Many of Andersen and Enron's top number crunchers took annual golf vacations together, making friendly bets on each round. They went on ski outings, schussing down the slopes together. Others would sneak away from the office for Astros games at Enron Field and take turns buying margaritas at Mama Ninfa's, a local Mexican restaurant chain. They played fantasy football against each other over the office computers.
"It was like these very bright geeks at Andersen suddenly got invited to this really cool, macho frat party," said Leigh Anne Dear, a former senior audit manager at Andersen who worked in Enron tower. "They were out of control, and they didn't even know it because it was so cool to associate yourself with the top, with the guys who run a multibillion-dollar company."
In time, insiders at both disgraced firms now say, those close ties eroded the most important role Andersen was supposed to play as Enron's auditor: providing strong, independent verification of its financial reports.
As Enron collapsed into bankruptcy in December, further depressing a weakened stock market, Andersen leaders portrayed it as a client run amok. But a closer examination of their relationship reveals that, in Enron, Andersen found a monster partly of its own making.
Andersen's failures at Enron were the culmination of a decade of sliding standards and audit debacles at the firm, which had come to reward salesmanship over technical skill and to pursue higher profits even if it meant compromising a legacy of defiant independence.
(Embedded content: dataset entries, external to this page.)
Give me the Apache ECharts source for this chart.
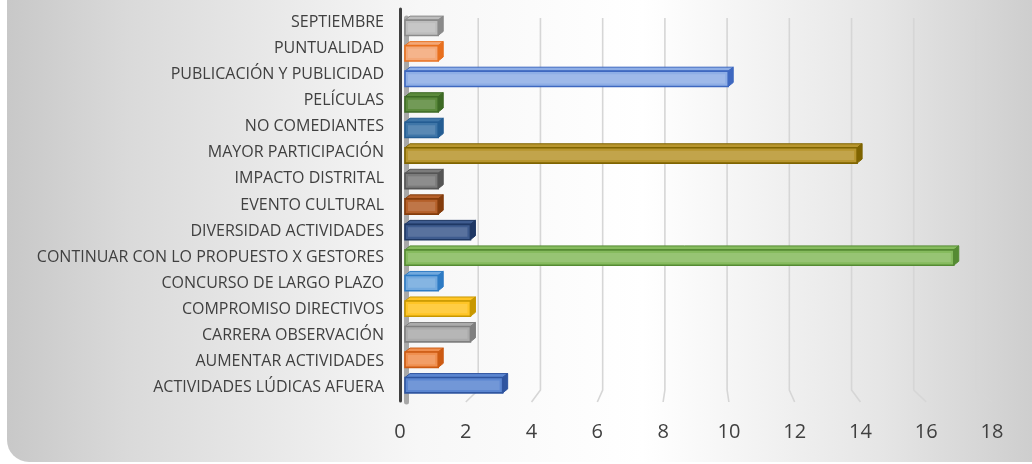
<!DOCTYPE html>
<html>
<head>
<meta charset="utf-8">
<script src="https://cdn.jsdelivr.net/npm/echarts@6/dist/echarts.min.js"></script>
<style>
  html, body { margin: 0; padding: 0; background: #ffffff; }
  #chart { width: 1032px; height: 464px; }
</style>
</head>
<body>
<div id="chart"></div>
<script>
// Categorías (de abajo hacia arriba, como en Excel)
const categorias = [
  'ACTIVIDADES LÚDICAS AFUERA',
  'AUMENTAR ACTIVIDADES',
  'CARRERA OBSERVACIÓN',
  'COMPROMISO DIRECTIVOS',
  'CONCURSO DE LARGO PLAZO',
  'CONTINUAR CON LO PROPUESTO X GESTORES',
  'DIVERSIDAD ACTIVIDADES',
  'EVENTO CULTURAL',
  'IMPACTO DISTRITAL',
  'MAYOR PARTICIPACIÓN',
  'NO COMEDIANTES',
  'PELÍCULAS',
  'PUBLICACIÓN Y PUBLICIDAD',
  'PUNTUALIDAD',
  'SEPTIEMBRE'
];
const valores = [3, 1, 2, 2, 1, 17, 2, 1, 1, 14, 1, 1, 10, 1, 1];
const ticksX = [0, 2, 4, 6, 8, 10, 12, 14, 16, 18];

// Colores de cada barra (relleno / borde)
const rellenos = ['#5b86d1', '#f08f4f', '#ababab', '#ffc526', '#72a9de', '#86bb5e', '#3e5b8e', '#b5602a',
  '#7b7b7b', '#b8962e', '#3f76a8', '#5b8a3c', '#8eaee6', '#f4a878', '#bdbdbd'];
const bordes = ['#2f55a0', '#cc5a12', '#7f7f7f', '#c89800', '#2e7bc4', '#558b33', '#1f3864', '#843c0c',
  '#555555', '#7f6400', '#245d93', '#3d6a25', '#3e68c0', '#e8701f', '#8a8a8a'];

const maxX = ticksX[ticksX.length - 1];
const pasoX = ticksX[1] - ticksX[0];

// pared del fondo y borde frontal del piso (perspectiva)
const FONDO = { left: 416, width: 560, top: 18, height: 384 };
const FRENTE = { left: 400, width: 592 };
const PROF_PISO = 12;

function valorFrente(v) {
  const px = FRENTE.left + v / maxX * FRENTE.width;
  return (px - FONDO.left) / FONDO.width * maxX;
}

function dibujarRejilla(params, api) {
  const v = api.value(0);
  const arriba = api.coord([v, FONDO.height]);
  const atras = api.coord([v, PROF_PISO]);
  const frente = api.coord([valorFrente(v), 0]);
  return {
    type: 'polyline',
    shape: { points: [arriba, atras, frente] },
    style: { stroke: '#d6d6d6', lineWidth: 1.6, fill: null }
  };
}

function dibujarBarra(params, api) {
  const i = api.value(1);
  const fin = api.coord([api.value(0), i]);
  const ini = api.coord([0, i]);
  const h = api.size([0, 1])[1] * 0.6;
  const x0 = ini[0] - 3;
  const x1 = fin[0] - 2;
  const y0 = fin[1] - h / 2 + 1;
  const y1 = y0 + h;
  const d = 5, e = 4;
  const relleno = rellenos[i];
  const borde = bordes[i];
  return {
    type: 'group',
    children: [
      { type: 'polygon', shape: { points: [[x0, y0], [x0 + d, y0 - e], [x1 + d, y0 - e], [x1, y0]] },
        style: { fill: relleno, stroke: borde, lineWidth: 1 } },
      { type: 'polygon', shape: { points: [[x1, y0], [x1 + d, y0 - e], [x1 + d, y1 - e], [x1, y1]] },
        style: { fill: borde, stroke: borde, lineWidth: 1 } },
      { type: 'rect', shape: { x: x0, y: y0, width: x1 - x0, height: h },
        style: { fill: relleno, stroke: borde, lineWidth: 1.6 } },
      { type: 'rect', shape: { x: x0 + 3, y: y0 + 3, width: Math.max(0, x1 - x0 - 6), height: h - 6 },
        style: { fill: 'rgba(255,255,255,0.14)' } }
    ]
  };
}

const myChart = echarts.init(document.getElementById('chart'));

const option = {
  animation: false,
  graphic: [{
    type: 'rect',
    z: -10,
    shape: { x: 7, y: -30, width: 1060, height: 492, r: 22 },
    style: {
      fill: new echarts.graphic.LinearGradient(7, 0, 1032, 0, [
        { offset: 0, color: '#c8c8c8' },
        { offset: 0.12, color: '#dadada' },
        { offset: 0.4, color: '#f7f7f7' },
        { offset: 0.62, color: '#ffffff' },
        { offset: 0.85, color: '#e6e6e6' },
        { offset: 1, color: '#cecece' }
      ], true)
    }
  }],
  grid: [
    { left: FONDO.left, width: FONDO.width, top: FONDO.top, height: FONDO.height },
    { left: 408, width: 580, top: 14, height: 383 },
    { left: FRENTE.left, width: FRENTE.width, top: 9, height: 392 },
    { left: FRENTE.left, width: FRENTE.width, top: 14, height: 383 }
  ],
  xAxis: [
    { gridIndex: 0, type: 'value', min: 0, max: maxX, show: false },
    { gridIndex: 1, type: 'value', min: 0, max: maxX, show: false },
    { gridIndex: 2, type: 'value', min: 0, max: maxX, show: false },
    {
      gridIndex: 3, type: 'value', min: 0, max: maxX, interval: pasoX,
      axisLine: { show: false }, axisTick: { show: false }, splitLine: { show: false },
      axisLabel: { margin: 25, fontSize: 20, color: '#404040', fontFamily: '"Open Sans", sans-serif' }
    }
  ],
  yAxis: [
    {
      gridIndex: 0, type: 'value', min: 0, max: FONDO.height, offset: 10,
      axisLine: { show: true, onZero: false, lineStyle: { color: '#a8a8a8', width: 5 } },
      axisLabel: { show: false }, axisTick: { show: false }, splitLine: { show: false }
    },
    { gridIndex: 1, type: 'category', data: categorias, show: false },
    {
      gridIndex: 2, type: 'category', data: categorias,
      axisLine: { show: true, onZero: false, lineStyle: { color: '#404040', width: 3 } },
      axisTick: { show: false },
      axisLabel: { margin: 16, fontSize: 16, color: '#404040', fontFamily: '"Open Sans", sans-serif' }
    },
    { gridIndex: 3, type: 'value', show: false }
  ],
  series: [
    {
      type: 'custom',
      xAxisIndex: 0,
      yAxisIndex: 0,
      renderItem: dibujarRejilla,
      data: ticksX.slice(1).map(v => [v, 0]),
      silent: true,
      z: 1
    },
    {
      type: 'custom',
      xAxisIndex: 1,
      yAxisIndex: 1,
      renderItem: dibujarBarra,
      encode: { x: 0, y: 1 },
      data: valores.map((v, i) => [v, i]),
      z: 3
    }
  ]
};

myChart.setOption(option);
</script>
</body>
</html>
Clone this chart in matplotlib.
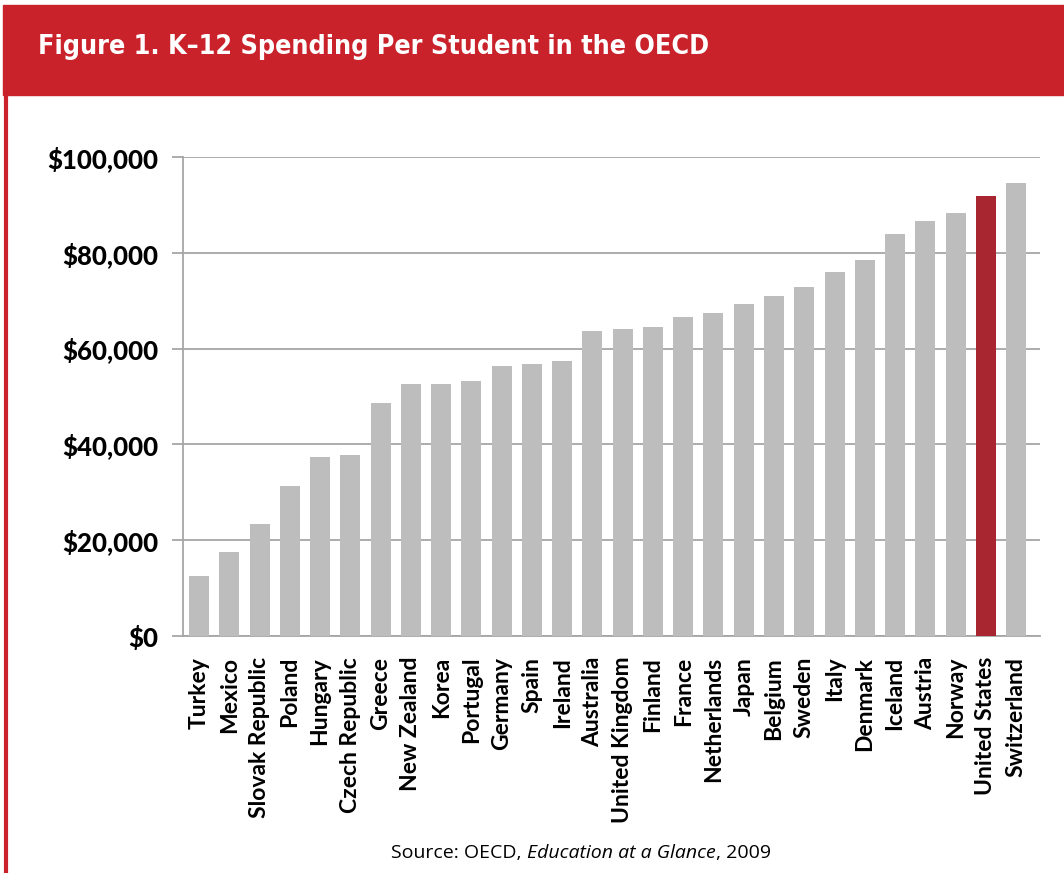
import matplotlib.pyplot as plt
from matplotlib.patches import Rectangle
from matplotlib.lines import Line2D
from matplotlib.ticker import FuncFormatter

countries = ["Turkey", "Mexico", "Slovak Republic", "Poland", "Hungary",
             "Czech Republic", "Greece", "New Zealand", "Korea", "Portugal",
             "Germany", "Spain", "Ireland", "Australia", "United Kingdom",
             "Finland", "France", "Netherlands", "Japan", "Belgium", "Sweden",
             "Italy", "Denmark", "Iceland", "Austria", "Norway",
             "United States", "Switzerland"]
spending = [12500, 17500, 23400, 31300, 37400, 37800, 48600, 52600, 52600,
            53200, 56400, 56800, 57400, 63700, 64100, 64500, 66600, 67400,
            69300, 71000, 72900, 76000, 78500, 83900, 86600, 88300, 91900,
            94600]
yticks = [0, 20000, 40000, 60000, 80000, 100000]
highlight = "United States"

RED = "#C9222B"
GRAY = "#BDBDBD"
DARK_RED = "#A8262F"
GRID = "#A6A6A6"
LABEL_FONT = ["Lato", "DejaVu Sans"]

fig = plt.figure(figsize=(10.64, 8.73), dpi=100)

# red header band and left border
fig.patches.append(Rectangle((3 / 1064, 1 - 95 / 873), 1, 90 / 873,
                             transform=fig.transFigure, color=RED, zorder=0))
fig.lines.append(Line2D([5.5 / 1064, 5.5 / 1064], [0, 1 - 95 / 873],
                        transform=fig.transFigure, color=RED, lw=3))
title = fig.text(38 / 1064, 1 - 47 / 873, "Figure 1. K\u201312 Spending Per Student in the OECD",
                 color="white", fontsize=21, fontweight="bold", fontstretch="condensed",
                 family=["DejaVu Sans"], va="center")

ax = fig.add_axes([183 / 1064, 1 - 636 / 873, (1040 - 183) / 1064, (636 - 157) / 873])
colors = [DARK_RED if c == highlight else GRAY for c in countries]
x = range(len(countries))
ax.bar(x, spending, width=0.66, color=colors, zorder=3)

ax.set_ylim(0, 100000)
ax.set_xlim(-0.53, len(countries) - 1 + 0.79)
ax.set_yticks(yticks)
ax.yaxis.set_major_formatter(FuncFormatter(lambda v, p: "${:,.0f}".format(v)))
ax.set_xticks(list(x))
ax.set_xticklabels(countries, rotation=90)
ax.grid(axis="y", color=GRID, lw=1.3, zorder=0)
for s in ["top", "right"]:
    ax.spines[s].set_visible(False)
ax.spines["left"].set_color(GRID)
ax.spines["bottom"].set_color(GRID)
ax.spines["left"].set_linewidth(1.3)
ax.spines["bottom"].set_linewidth(1.3)
ax.tick_params(axis="y", length=8, width=1.3, color=GRID, pad=10)
ax.tick_params(axis="x", length=0, pad=15)
for t in ax.get_yticklabels():
    t.set_family(LABEL_FONT)
    t.set_fontweight("black")
    t.set_fontsize(18.5)
for t in ax.get_xticklabels():
    t.set_family(LABEL_FONT)
    t.set_fontweight("bold")
    t.set_fontsize(16.5)

# source line with italic title
fig.canvas.draw()
r = fig.canvas.get_renderer()
tw = title.get_window_extent(r).width
if tw > 700:
    title.set_fontsize(21 * 672 / tw)
parts = [("Source: OECD, ", "normal"), ("Education at a Glance", "italic"), (", 2009", "normal")]
texts = []
widths = []
for s, st in parts:
    t = fig.text(0, 1 - 853 / 873, s, fontsize=14, style=st, family=["Open Sans", "DejaVu Sans"],
                 va="center", ha="left")
    texts.append(t)
    widths.append(t.get_window_extent(r).width)
start = 581 - sum(widths) / 2
for t, w in zip(texts, widths):
    t.set_x(start / 1064)
    start += w

fig.savefig("out.png", dpi=100)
The closeness between Andersen and Enron--the firm's $58 million client in fiscal 2000 alone--largely robbed the auditor of its good judgment, key employees inside both firms contend. Short-circuiting their system of checks and balances and overriding their own technical staff, Andersen's lead Enron auditors signed off on questionable deals instead of telling their client "no"--until it was too late.
The confirmation for such signoffs was often circular: Enron would tell its employees that Andersen had approved the deals, while Andersen would tell its people that Enron's top decision-makers had OKd them.
But in the hallways and offices at Andersen, some auditors who worked on Enron had a word for the iffy accounting calls: shambolic.
When outsiders learned the details of Enron's dealmaking, its highflying stock plummeted. By the time the energy trader imploded last fall after admitting it overstated earnings by hundreds of millions of dollars, Andersen had little defense, since its signature was all over the deals.
Other major accounting firms have had their embarrassments in this season of corporate fiascoes, from Deloitte & Touche's audits of Adelphia Communications Corp. to KPMG's sign-off on the bad books at Xerox Corp. But none quite match the pileup attributed to Andersen: Enron, WorldCom Inc., Global Crossing Ltd., Qwest Communications International Inc.
And Andersen's inability to safeguard investors' interests at Enron had consequences far beyond the two firms. The episode undermined the nation's faith in the numbers that define corporate America.
Enron Corp. declined to comment for this story, and an Andersen spokesman said the firm made its response clear during its obstruction-of-justice trial that ended in a conviction in June. Andersen contends that its auditors sought to correctly account for Enron's books but were thwarted by misinformation from the now-bankrupt energy-trading giant.
In court filings this summer, Andersen's lead partner on its Enron account, David Duncan, denied ignoring "alleged red flags" in the energy trader's accounting or that his team "abandoned its professional duty to remain independent."
But interviews with executives and staffers at both firms and a review of thousands of pages of court transcripts and internal documents illustrate just how intoxicating Enron became for Andersen, which often accommodated its prized client despite the doubts of some of Andersen's own auditors.